Muitos desconfortos são gerados por esses embates, mas diante de uma compreensão e pelo acúmulo histórico ao compreendermos o quanto as honestas práticas espirituais e seus métodos configuram-se claramente em um real repertório de conhecimentos sólidos com bases epistémicas e experimentais claras a serem colocados a prova de fogo pela observação empírica, serem então, confundidos e relegados ao reducionismo de práticas religiosas irracionais, alicerçadas na crença sem qualquer tipo de metodologia, experimentação e observação empírica de suas práticas, temos então, fundamentos e provas o suficiente, para dizer que os Iogues, Budistas ou contemplativos dos métodos introspectivos de modo geral, foram não só mal interpretados, como não compreendidos e a consequência dessa incompreensão fez com que os contemplativos fossem colocados sistematicamente às margens do debate científico e intelectualmente honesto sobre a mente e seus fenômenos.
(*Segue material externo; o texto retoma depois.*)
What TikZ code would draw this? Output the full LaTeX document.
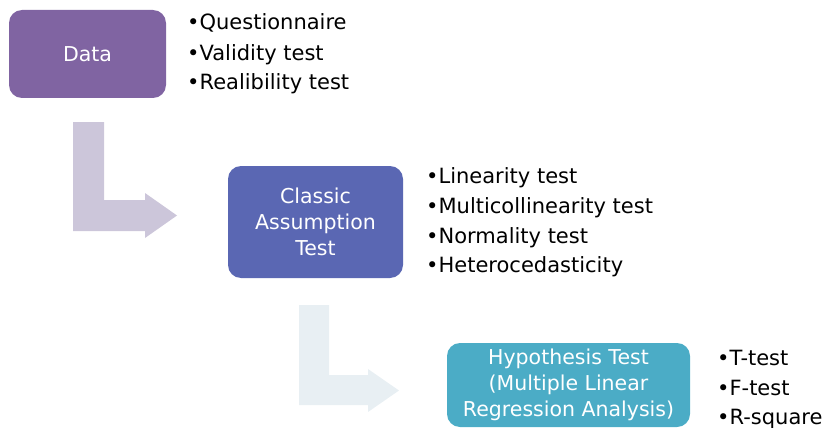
\documentclass[tikz,border=0pt]{standalone}
\usepackage{fontspec}
\setmainfont{DejaVu Sans}
\definecolor{cdata}{HTML}{8064A2}
\definecolor{cclassic}{HTML}{5A67B3}
\definecolor{chypo}{HTML}{4BACC6}
\definecolor{carrowA}{HTML}{CCC6DA}
\definecolor{carrowB}{HTML}{E8EFF3}
\tikzset{
  stagebox/.style={fill=#1, draw=none, rounded corners=13pt, inner sep=0pt, text=white,
    align=center, font=\fontsize{20.5}{26}\selectfont},
  bulletitem/.style={anchor=base west, inner sep=0pt, font=\fontsize{21}{30}\selectfont, text=black},
}
\begin{document}
\begin{tikzpicture}[x=1pt,y=-1pt]
\useasboundingbox (0,0) rectangle (825,428);
% block arrows
\fill[carrowA] (73,122) -- (104,122) -- (104,200) -- (145,200) -- (145,193) -- (177,215.5)
  -- (145,238) -- (145,231) -- (73,231) -- cycle;
\fill[carrowB] (299,305) -- (329,305) -- (329,375) -- (368,375) -- (368,369) -- (399,390.5)
  -- (368,412) -- (368,405) -- (299,405) -- cycle;
% boxes
\node[stagebox=cdata, minimum width=157pt, minimum height=88pt] (data) at (87.5,54) {Data};
\node[stagebox=cclassic, minimum width=175pt, minimum height=112pt] (classic) at (315.5,222)
  {Classic\\Assumption\\Test};
\node[stagebox=chypo, minimum width=243pt, minimum height=84pt] (hypo) at (568.5,385)
  {Hypothesis Test\\(Multiple Linear\\Regression Analysis)};
% bullet lists
\node[bulletitem] (q1) at (187,30) {•Questionnaire};
\node[bulletitem] (q2) at (187,60) {•Validity test};
\node[bulletitem] (q3) at (187,90) {•Realibility test};
\node[bulletitem] (c1) at (426,183) {•Linearity test};
\node[bulletitem] (c2) at (426,213) {•Multicollinearity test};
\node[bulletitem] (c3) at (426,243) {•Normality test};
\node[bulletitem] (c4) at (426,272) {•Heterocedasticity};
\node[bulletitem] (h1) at (717,365) {•T-test};
\node[bulletitem] (h2) at (717,395) {•F-test};
\node[bulletitem] (h3) at (717,424) {•R-square};
\end{tikzpicture}
\end{document}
Quando sustentamos as metodologias e práticas introspectivas como um forma de visão epistémica distinta do positivismo das ciências naturais, assim como também dos aspectos subjetivos nas ciências humanas, gosto de tomar como referência métodos meditativos que tem como objetivo o processo investigativo (Vipasyanã) sobre a natureza da mente e da realidade como um todo. Nesses métodos introspectivos como por exemplo o da prática da prajnaparamita (a perfeição da sabedoria), partimos através desse método introspectivo de meditação, em um ponto, aonde contemplamos a realidade a nossa volta (as experiências, os objetos, a nossa própria sensorialidade no contato com esses) como aspectos apenas aparentes, impermanentes, não sendo o aspecto último da realidade e da experiência dessa. A primeira vista, esse aspecto de contemplar as experiências objetivas como impermanentes e que não passam apenas de uma aparência não condizente com a realidade última, pode parecer de certa maneira um olhar niilista sobre a realidade assim como a completa negação dessa, porém, essa não é a visão sobre a realidade na qual sustenta as bases para a prática da prajanaparamita, mas sim ao olharmos para a realidade a nossa volta, entendendo que essa chega a nós pelos nossos órgãos sensoriais e de maneiras que talvez nem nos damos conta ainda, porém, que aquilo que passa pela nossa experiência sensorial é apenas um aspecto aparente da realidade, mas que por detrás dessa, a camadas mais profundas a serem contempladas ao investigarmos a realidade aparente que observamos.